El eco de un juego sin dueño


 El eco de un juego sin dueño

A veces los conflictos no nacen de fuera, sino de la necesidad íntima de preguntarnos a quién pertenece realmente aquello que sentimos como nuestro. La declaración del Juego del Garrote Tradicional de Gran Canaria como Bien de Interés Cultural ha funcionado como un espejo inesperado: uno que obliga a mirar no solo el juego, sino la trama de intereses, silencios y fragilidades que lo sostienen desde hace décadas. Porque un BIC no es una medalla. No premia, no bendice, no elige maestro ni escuela. Es, sencillamente, un acto administrativo que constata que un bien cultural corre peligro y necesita protección, estudio y continuidad.

Pero esa protección, paradójicamente, inquieta. La Federación, que durante años ha gestionado el discurso del garrote a su manera, ha sentido que la declaración era una invitación no pedida, una irrupción externa en un espacio que consideraba suyo por derecho natural y por la legalidad de las leyes deportivas. Y así lo ha expresado: con comunicados, con gestos, con un rechazo que suena más a defensa del propio lugar en el relato que a un análisis sereno de lo que realmente implica un BIC.

El problema es que la tradición nunca ha sido un territorio cercado. No hay linderos en el aire que atraviesa el garrote cuando dibuja un movimiento. No existen escrituras que digan que una práctica pertenece a una sigla más que a otra. El garrote, desde su origen, ha vivido en la diversidad. Cada escuela —formal o informal— ha heredado una manera distinta de girar el cuerpo o de medir las distancias. Por eso no sorprende que quienes practican el garrote desde otros lugares, quienes lo han estudiado y sostenido sin cobijo federativo, hayan recibido la noticia como un acto de justicia demorada: por fin se reconocía que el bien a proteger no era una institución, sino la práctica misma, con toda su pluralidad de bien cultural inmaterial.

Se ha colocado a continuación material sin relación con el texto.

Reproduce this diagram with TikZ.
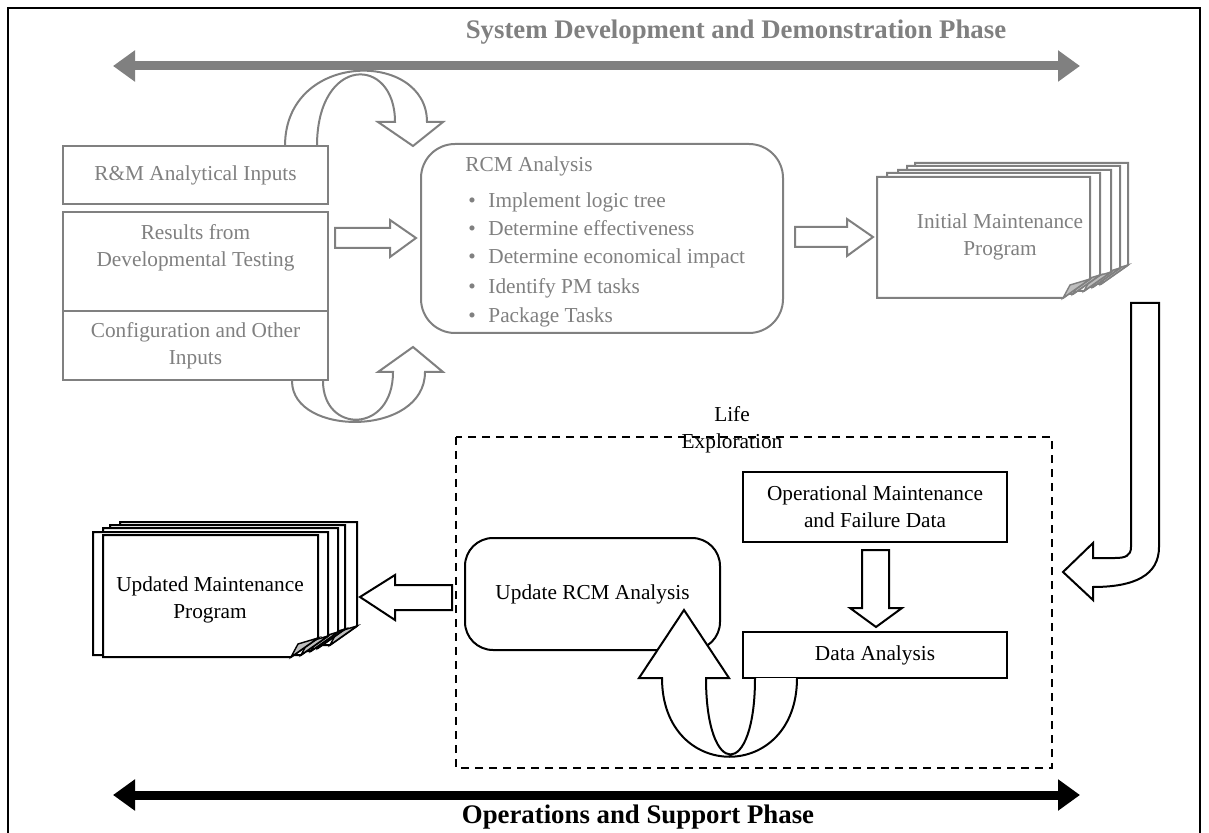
\documentclass[tikz,border=0pt]{standalone}
\usepackage{fontspec}
\setmainfont{Liberation Serif}
\usetikzlibrary{arrows.meta}
\definecolor{gl}{RGB}{128,128,128}
\definecolor{curlc}{RGB}{190,190,190}
\newcommand\nrmsz{\fontsize{10.65}{13.5}\selectfont}
\newcommand\ttlsz{\fontsize{13.4}{16}\selectfont\bfseries}
\newcommand\docpage[5]{%
  \draw[line width=1pt, draw=#5, fill=white] (#1,#2) -- (#3,#2) -- (#3,#4-19) -- (#3-27,#4) -- (#1,#4) -- cycle;
  \draw[line width=0.7pt, draw=#5, fill=curlc] (#3-27,#4) -- (#3,#4-19) -- (#3-20,#4-13) -- cycle;}
\begin{document}
\begin{tikzpicture}[x=0.5pt,y=-0.5pt,
  wh/.style 2 args={minimum width=#1*0.5pt, minimum height=#2*0.5pt, inner sep=0pt},
  gbox/.style={draw=gl, line width=1pt, fill=white, text=gl, font=\nrmsz, align=center},
  bbox/.style={draw=black, line width=1pt, fill=white, text=black, font=\nrmsz, align=center},
  gtext/.style={text=gl, font=\nrmsz, inner sep=0pt, align=center},
  btext/.style={text=black, font=\nrmsz, inner sep=0pt, align=center},
  garrow/.style={draw=gl, line width=1pt, fill=white, line join=miter},
  barrow/.style={draw=black, line width=1pt, fill=white, line join=miter},
  phase/.style={line width=4.5pt, {Triangle[length=11pt,width=15pt]}-{Triangle[length=11pt,width=15pt]}},
  ttl/.style={font=\ttlsz, inner sep=0pt}
]
\useasboundingbox (0,0) rectangle (1209,833);
% frame
\draw[line width=1pt] (8,845) -- (8,8) -- (1200,8) -- (1200,845);

% phase arrows and titles
\node[ttl, text=gl] (t1) at (736,32) {System Development and Demonstration Phase};
\coordinate (p1a) at (113,66); \coordinate (p1b) at (1080,66);
\draw[phase, gl] (p1a) -- (p1b);
\coordinate (p2a) at (113,795); \coordinate (p2b) at (1080,795);
\draw[phase, black] (p2a) -- (p2b);
\node[ttl] (t2) at (638,817) {Operations and Support Phase};

% top curved arrow
\draw[garrow] (285,146) .. controls (285,50) and (427,50) .. (427,122) -- (443,122) -- (413,146) -- (378,122) -- (395,122) .. controls (395,55) and (317,55) .. (317,146);
% bottom curved arrow
\draw[garrow] (292,381) .. controls (292,437) and (425,437) .. (425,372) -- (443,372) -- (413,347) -- (378,372) -- (393,372) .. controls (393,434) and (323,434) .. (323,381);

% left input boxes
\node[gbox, wh={265}{58}] (rm) at (195.5,175) {R\&M Analytical Inputs};
\node[gbox, wh={265}{99}] (res) at (195.5,261.5) {};
\node[gtext] (restxt) at (195.5,248) {Results from\\Developmental Testing};
\node[gbox, wh={265}{69}] (cfg) at (195.5,345.5) {Configuration and Other\\Inputs};

% RCM analysis
\node[gbox, wh={362}{189}, rounded corners=17pt] (rcm) at (602,238.5) {};
\node[gtext, anchor=base west] (rcmt) at (465,172) {RCM Analysis};
\foreach \yy/\tx [count=\i] in {208/Implement logic tree, 236/Determine effectiveness, 264/Determine economical impact, 294/Identify PM tasks, 323/Package Tasks}{
  \node[gtext, anchor=base] (b\i) at (472,\yy) {\textbullet};
  \node[gtext, anchor=base west] (l\i) at (488,\yy) {\tx};
}

% block arrows (gray)
\draw[garrow] (335,228) -- (390,228) -- (390,220) -- (416,238) -- (390,257) -- (390,248) -- (335,248) -- cycle;
\draw[garrow] (795,227) -- (847,227) -- (847,219) -- (873,237) -- (847,256) -- (847,247) -- (795,247) -- cycle;

% initial maintenance program stack
\docpage{915}{163}{1128}{284}{gl}
\docpage{907}{166}{1120}{287}{gl}
\docpage{898}{170}{1111}{291}{gl}
\docpage{887}{173}{1100}{294}{gl}
\docpage{877}{177}{1090}{298}{gl}
\node[gtext] (imp) at (1000,237) {Initial Maintenance\\Program};

% J arrow
\draw[barrow] (1131,303) -- (1131,547) .. controls (1131,556) and (1125,558) .. (1115,558) -- (1093,558) -- (1093,543) -- (1063,572) -- (1093,600) -- (1093,587) .. controls (1135,587) and (1159,575) .. (1159,547) -- (1159,303) -- cycle;

% life exploration
\draw[line width=1pt, dash pattern=on 4pt off 3pt] (456,437) rectangle (1052,768);
\node[btext] (life) at (732,430) {Life\\Exploration};

\node[bbox, wh={264}{70}] (omd) at (875,507) {Operational Maintenance\\and Failure Data};
\draw[barrow] (862,550) -- (889,550) -- (889,608) -- (902,608) -- (876,627) -- (850,608) -- (862,608) -- cycle;
\node[bbox, wh={264}{46}] (da) at (875,655) {Data Analysis};
\node[bbox, wh={255}{112}, rounded corners=14pt] (upd) at (592.5,594) {Update RCM Analysis};

% bottom curved arrow (black)
\draw[barrow] (797,678) .. controls (797,783) and (662,783) .. (662,678) -- (639,678) -- (684,610) -- (729,678) -- (706,678) .. controls (706,780) and (755,780) .. (755,678);

% arrow to updated program
\draw[barrow] (452,585) -- (395,585) -- (395,575) -- (360,597) -- (395,620) -- (395,610) -- (452,610) -- cycle;

% updated stack
\docpage{120}{522}{357}{645}{black}
\docpage{110}{525}{345}{648}{black}
\docpage{103}{528}{338}{651}{black}
\docpage{93}{532}{328}{655}{black}
\docpage{103}{535}{318}{657}{black}
\node[btext] (ump) at (210,600) {Updated Maintenance\\Program};
\end{tikzpicture}
\end{document}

Lo que la Federación interpreta como amenaza es, para otros, una oportunidad de ordenar la memoria, de impedir que el futuro borre lo que el pasado dejó disperso. Porque un BIC protege del olvido y también de la manipulación: del intento —más frecuente de lo que parece— de homogeneizar y globalizar una tradición tan amplia como los caminos por donde viajó. En el fondo, quizás lo que más incomoda no es el decreto, sino el espejo: la evidencia de que el garrote no cabe en una sola voz y que no basta una ley deportiva para defender un bien cultural.

Y hay un trasfondo más profundo que conviene nombrar sin rodeos: cuando un patrimonio se reconoce públicamente también se cuestiona quién se ha erigido como único e incuestionable portavoz hasta ahora. Ese desplazamiento duele y dolerá aún más. Pero forma parte del proceso natural de cualquier práctica que quiere sobrevivir a quienes hoy la sostienen.

En realidad, lo que está en juego no es un logotipo ni una hegemonía federativa, sino la continuidad de un legado que necesita aire, estudio, manos jóvenes y relatos que no esquiven sus matices. El garrote ha vivido siglos sin papeles y décadas con ellos. Pero sobrevivirá a ambos y no perdonará —porque ninguna tradición lo hace— el encierro: la tentación de cerrar la puerta a quienes quieren cuidarlo.

Este debate no debería entristecernos. Debería preocuparnos con dignidad. La tensión actual demuestra que el garrote sigue vivo: que aún suscita preguntas, que aún moviliza cuerpos, que aún hay quienes sienten que merece ser defendido. Lo que toca ahora es decidir si el futuro de esta tradición se construirá desde la defensa de espacios particulares o desde la conciencia de que los bienes culturales —como el aire, como el movimiento que impulsa el garrote— solo se preservan cuando se reconocen como bienes comunes. ¿Seremos capaces de escuchar el eco de un juego que no tiene dueño?